What exactly am I getting at here? Maybe something about Piero to Morandi to Irwin to Longo, I sup-pose—who knows—though, actually, I do know what I am coming to.
For I am coming to Gary Snyder, the great beat and nature poet up there in his Sierra Nevada fastness, a poem of his I ﬁrst encountered in my own student days, when it slew me to the core (and one that always seems to bring me up short, each time I read it aloud to my students, drawing forth a barely suppressed sob of my own). It’s called “Axe Handles,” and Snyder’s evoking an incident one day when he was out back with his young son Kai:
One afternoon the last week in April
Showing Kai how to throw a hatchet
One-half turn and it sticks in a stump.
He recalls the hatchet-head
Without a handle, in the shop
And go gets it, and wants it for his own.

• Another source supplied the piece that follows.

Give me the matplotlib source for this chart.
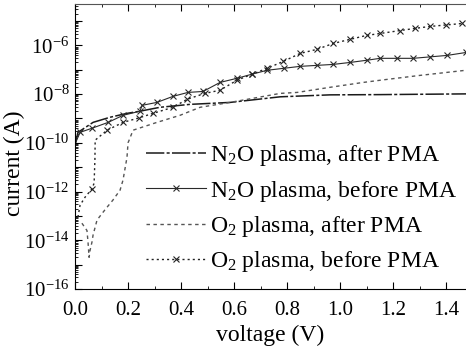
import numpy as np
import matplotlib
matplotlib.use("Agg")
from matplotlib import pyplot as plt
from matplotlib.ticker import FixedLocator, FuncFormatter, LogLocator, NullFormatter

# values (voltage in V, log10 of current in A)
n2o_after_v = [0.002, 0.011, 0.068, 0.132, 0.196, 0.245, 0.321, 0.434, 0.585, 0.774, 0.962, 1.151, 1.475]
n2o_after_log = [-10.0, -9.57, -9.16, -8.95, -8.79, -8.70, -8.54, -8.42, -8.34, -8.11, -8.03, -8.02, -7.99]

n2o_before_v = [0.002, 0.019, 0.064, 0.125, 0.181, 0.245, 0.253, 0.309, 0.370, 0.426, 0.483, 0.547,
                0.611, 0.668, 0.725, 0.787, 0.849, 0.911, 0.974, 1.037, 1.100, 1.151, 1.213, 1.275,
                1.340, 1.404, 1.475]
n2o_before_log = [-10.0, -9.57, -9.40, -9.16, -8.87, -8.70, -8.46, -8.34, -8.09, -7.93, -7.89, -7.52,
                  -7.35, -7.18, -7.02, -6.94, -6.86, -6.82, -6.78, -6.70, -6.61, -6.53, -6.53, -6.53,
                  -6.47, -6.41, -6.29]

o2_after_v = [0.026, 0.045, 0.049, 0.053, 0.057, 0.064, 0.068, 0.083, 0.102, 0.121, 0.143, 0.170,
              0.181, 0.196, 0.200, 0.219, 0.309, 0.396, 0.472, 0.585, 0.774, 0.838, 0.962, 1.087,
              1.151, 1.302, 1.475]
o2_after_log = [-13.3, -13.6, -14.07, -14.7, -14.4, -14.07, -13.79, -13.17, -12.9, -12.64, -12.35, -11.94,
                -11.53, -10.6, -10.0, -9.48, -9.16, -8.87, -8.54, -8.34, -7.97, -7.93, -7.72, -7.52,
                -7.43, -7.23, -7.02]

o2_before_v = [0.011, 0.019, 0.038, 0.063, 0.072, 0.075, 0.076, 0.121, 0.181, 0.240, 0.294, 0.370,
               0.423, 0.490, 0.547, 0.611, 0.668, 0.725, 0.785, 0.849, 0.913, 0.974, 1.038, 1.100,
               1.151, 1.226, 1.283, 1.340, 1.400, 1.460]
o2_before_log = [-13.05, -12.56, -12.23, -11.9, -11.66, -10.7, -9.89, -9.48, -9.16, -8.98, -8.79, -8.54,
                 -8.21, -7.97, -7.84, -7.43, -7.18, -6.94, -6.66, -6.33, -6.16, -5.92, -5.75, -5.59,
                 -5.51, -5.39, -5.30, -5.22, -5.16, -5.10]

labels = ["N$_2$O plasma, after PMA", "N$_2$O plasma, before PMA",
          "O$_2$ plasma, after PMA", "O$_2$ plasma, before PMA"]

plt.rcParams['font.family'] = ['Liberation Serif', 'DejaVu Serif']
plt.rcParams['mathtext.fontset'] = 'custom'
plt.rcParams['mathtext.rm'] = 'Liberation Serif'
plt.rcParams['mathtext.it'] = 'Liberation Serif:italic'
plt.rcParams['font.size'] = 15

fig = plt.figure(figsize=(4.66, 3.49), dpi=100)
ax = fig.add_axes([0.161, 0.172, 0.839, 0.8165])

ax.plot(n2o_after_v, 10.0 ** np.array(n2o_after_log), '-', color='#1a1a1a', lw=1.1,
        dashes=(12, 1.5, 2, 1.5), label=labels[0])
ax.plot(n2o_before_v, 10.0 ** np.array(n2o_before_log), '-', color='#2a2a2a', lw=0.8,
        marker='x', ms=5, mew=0.8, markevery=list(range(1, len(n2o_before_v))), label=labels[1])
ax.plot(o2_after_v, 10.0 ** np.array(o2_after_log), '--', color='#555555', lw=1.0,
        dashes=(2.5, 2.5), label=labels[2])
ax.plot(o2_before_v, 10.0 ** np.array(o2_before_log), '--', color='#222222', lw=1.0,
        dashes=(1.5, 2.2), marker='x', ms=5, mew=0.8,
        markevery=[3] + list(range(7, len(o2_before_v))), label=labels[3])

ax.set_yscale('log')
ax.set_xlim(0, 1.475)
ax.set_ylim(1e-16, 10 ** -4.3)

ax.set_xticks([0.0, 0.2, 0.4, 0.6, 0.8, 1.0, 1.2, 1.4])
ax.set_xticks(np.arange(0.1, 1.5, 0.2), minor=True)
ax.xaxis.set_major_formatter(FuncFormatter(lambda v, p: "%.1f" % v))

ax.yaxis.set_major_locator(FixedLocator([10.0 ** k for k in range(-16, -4)]))
ax.yaxis.set_major_formatter(FuncFormatter(
    lambda v, p: r"$\mathregular{10^{%d}}$" % round(np.log10(v)) if round(np.log10(v)) % 2 == 0 else ""))
ax.yaxis.set_minor_locator(LogLocator(base=10, subs=np.arange(2, 10), numticks=40))
ax.yaxis.set_minor_formatter(NullFormatter())

ax.tick_params(which='both', direction='in', top=True, right=False)
ax.tick_params(which='major', length=5, width=0.8, labelsize=15)
ax.tick_params(axis='x', which='major', pad=9)
ax.tick_params(axis='y', which='major', pad=4)
ax.tick_params(which='minor', length=2.5, width=0.6)
ax.spines['right'].set_visible(False)
ax.spines['top'].set_color('#555555')

ax.set_xlabel("voltage (V)", fontsize=17, labelpad=3)
ax.set_ylabel("current (A)", fontsize=17)
ax.yaxis.set_label_coords(-0.127, 0.44)

leg = ax.legend(loc='lower right', frameon=False, fontsize=17, handlelength=2.55,
                handletextpad=0.15, labelspacing=0.44, borderaxespad=0.0,
                bbox_to_anchor=(1.0, 0.018))

plt.savefig("out.png", dpi=100)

A broken-off axe handle behind the door
Is long enough for a hatchet,
We cut it to length and take it
With the hatchet head
And working hatchet, to the wood block.
There I begin to shape the old handle
With the hatchet, and the phrase
First learned from Ezra Pound
Rings in my ears!
“When making an axe handle
the pattern is not far off.”
And I say this to Kai
“Look: We’ll shape the handle
By checking the handle
Of the axe we cut with-”
And he sees. And I hear it again:
It’s in Lu Ji’s Wen Fu, fourth century
A.D. “Essay on Literature”—in the
Preface: “In making the handle
Of an axe By cutting wood with an axe
The model is indeed near at hand.”
My teacher Shih-hsiang Chen
Translated that and taught it years ago
And I see: Pound was an axe,
Chen was an axe, I am an axe
And my son a handle, soon
To be shaping again, model
And tool, craft of culture,
How we go on.
How we go on, indeed, across the endlessly self-generating, self-replicating ﬂow of cultural transmission.